### WHAT TO WORK ON
In the entries below, find the line with "Recreate this image" and the line with "fc='white', ec='black', lw=1.2))", then retype both and everything between them exactly. Do not copy the pictures.

### RECORDS TO USE
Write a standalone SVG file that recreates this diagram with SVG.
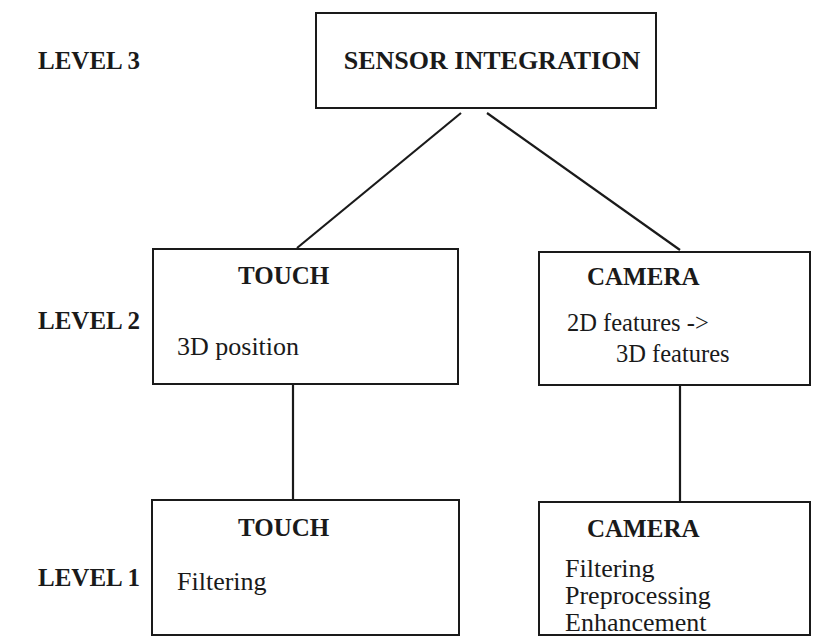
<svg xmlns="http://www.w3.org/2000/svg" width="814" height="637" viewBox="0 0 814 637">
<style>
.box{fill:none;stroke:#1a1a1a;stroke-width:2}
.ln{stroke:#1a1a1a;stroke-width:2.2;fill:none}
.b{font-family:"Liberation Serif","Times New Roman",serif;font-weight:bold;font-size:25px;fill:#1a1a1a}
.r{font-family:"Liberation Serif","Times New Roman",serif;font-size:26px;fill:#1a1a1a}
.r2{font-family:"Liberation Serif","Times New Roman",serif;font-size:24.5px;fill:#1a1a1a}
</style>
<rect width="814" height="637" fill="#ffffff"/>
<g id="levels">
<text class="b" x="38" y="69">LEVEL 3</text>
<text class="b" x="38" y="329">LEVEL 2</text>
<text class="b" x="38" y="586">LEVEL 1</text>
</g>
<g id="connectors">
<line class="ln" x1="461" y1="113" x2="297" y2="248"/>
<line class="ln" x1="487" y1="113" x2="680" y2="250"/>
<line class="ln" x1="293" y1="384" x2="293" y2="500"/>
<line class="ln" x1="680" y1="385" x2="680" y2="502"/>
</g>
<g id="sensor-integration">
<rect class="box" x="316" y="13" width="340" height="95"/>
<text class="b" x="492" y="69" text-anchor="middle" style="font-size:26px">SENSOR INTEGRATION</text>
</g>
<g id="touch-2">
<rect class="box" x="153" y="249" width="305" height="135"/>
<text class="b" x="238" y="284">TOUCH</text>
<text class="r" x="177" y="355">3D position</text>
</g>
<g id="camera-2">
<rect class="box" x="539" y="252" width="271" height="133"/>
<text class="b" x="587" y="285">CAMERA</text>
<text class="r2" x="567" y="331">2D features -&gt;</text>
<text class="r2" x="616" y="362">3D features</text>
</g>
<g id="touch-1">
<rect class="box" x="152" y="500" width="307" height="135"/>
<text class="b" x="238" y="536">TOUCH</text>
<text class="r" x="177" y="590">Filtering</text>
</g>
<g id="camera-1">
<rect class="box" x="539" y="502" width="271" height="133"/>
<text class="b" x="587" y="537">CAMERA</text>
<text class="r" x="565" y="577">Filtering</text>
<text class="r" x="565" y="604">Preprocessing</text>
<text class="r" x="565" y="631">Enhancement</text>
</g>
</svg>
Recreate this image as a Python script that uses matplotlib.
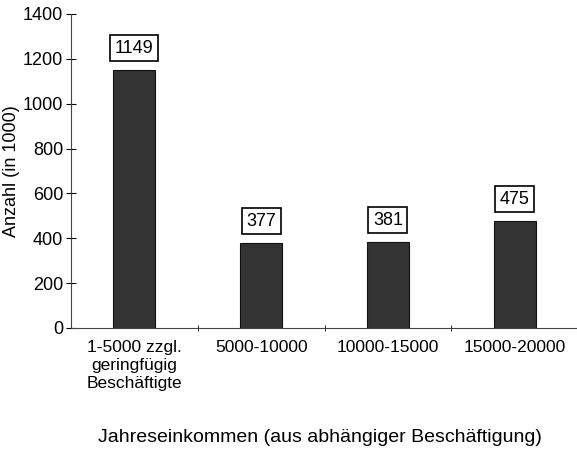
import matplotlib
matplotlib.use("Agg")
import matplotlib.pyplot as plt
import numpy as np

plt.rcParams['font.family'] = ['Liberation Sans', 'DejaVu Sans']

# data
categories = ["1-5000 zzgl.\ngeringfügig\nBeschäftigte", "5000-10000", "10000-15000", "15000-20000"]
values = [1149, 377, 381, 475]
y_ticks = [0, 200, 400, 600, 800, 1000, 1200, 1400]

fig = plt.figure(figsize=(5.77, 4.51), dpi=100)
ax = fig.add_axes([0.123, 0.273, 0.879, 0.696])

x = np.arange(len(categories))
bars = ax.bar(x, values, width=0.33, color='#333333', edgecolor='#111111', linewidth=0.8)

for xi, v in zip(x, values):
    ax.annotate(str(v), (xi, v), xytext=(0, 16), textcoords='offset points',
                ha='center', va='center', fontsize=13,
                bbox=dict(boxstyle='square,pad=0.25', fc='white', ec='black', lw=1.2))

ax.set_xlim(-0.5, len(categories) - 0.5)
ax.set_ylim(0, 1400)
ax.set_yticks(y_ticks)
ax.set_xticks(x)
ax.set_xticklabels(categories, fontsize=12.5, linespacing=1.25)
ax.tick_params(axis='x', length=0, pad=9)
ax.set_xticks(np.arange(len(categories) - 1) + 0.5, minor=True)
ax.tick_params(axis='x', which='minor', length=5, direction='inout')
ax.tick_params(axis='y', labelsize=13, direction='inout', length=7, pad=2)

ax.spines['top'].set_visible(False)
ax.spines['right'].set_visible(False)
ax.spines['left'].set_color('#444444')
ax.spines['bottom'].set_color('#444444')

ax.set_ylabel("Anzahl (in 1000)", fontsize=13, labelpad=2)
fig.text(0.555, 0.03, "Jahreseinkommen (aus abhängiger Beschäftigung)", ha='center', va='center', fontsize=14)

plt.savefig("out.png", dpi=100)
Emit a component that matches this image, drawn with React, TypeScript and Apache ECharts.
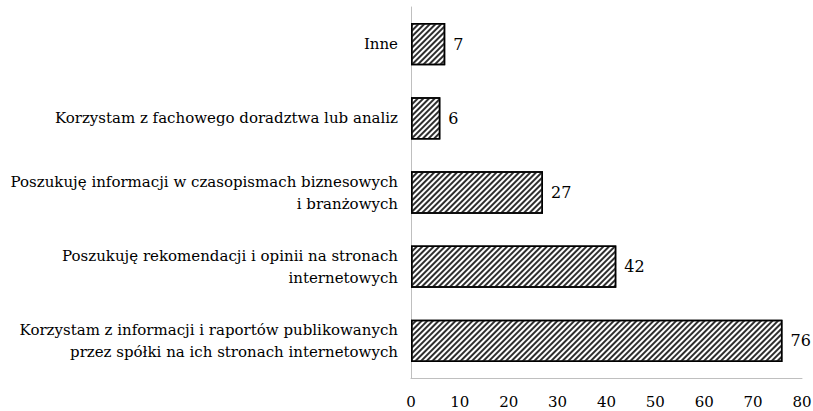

### COMPLETE OUTPUT
Recreate this image as a Python script that uses matplotlib.
import matplotlib
matplotlib.use("Agg")
import matplotlib.pyplot as plt
import numpy as np

plt.rcParams['font.family'] = ['Liberation Sans', 'DejaVu Sans']

# data
categories = ["1-5000 zzgl.\ngeringfügig\nBeschäftigte", "5000-10000", "10000-15000", "15000-20000"]
values = [1149, 377, 381, 475]
y_ticks = [0, 200, 400, 600, 800, 1000, 1200, 1400]

fig = plt.figure(figsize=(5.77, 4.51), dpi=100)
ax = fig.add_axes([0.123, 0.273, 0.879, 0.696])

x = np.arange(len(categories))
bars = ax.bar(x, values, width=0.33, color='#333333', edgecolor='#111111', linewidth=0.8)

for xi, v in zip(x, values):
    ax.annotate(str(v), (xi, v), xytext=(0, 16), textcoords='offset points',
                ha='center', va='center', fontsize=13,
                bbox=dict(boxstyle='square,pad=0.25', fc='white', ec='black', lw=1.2))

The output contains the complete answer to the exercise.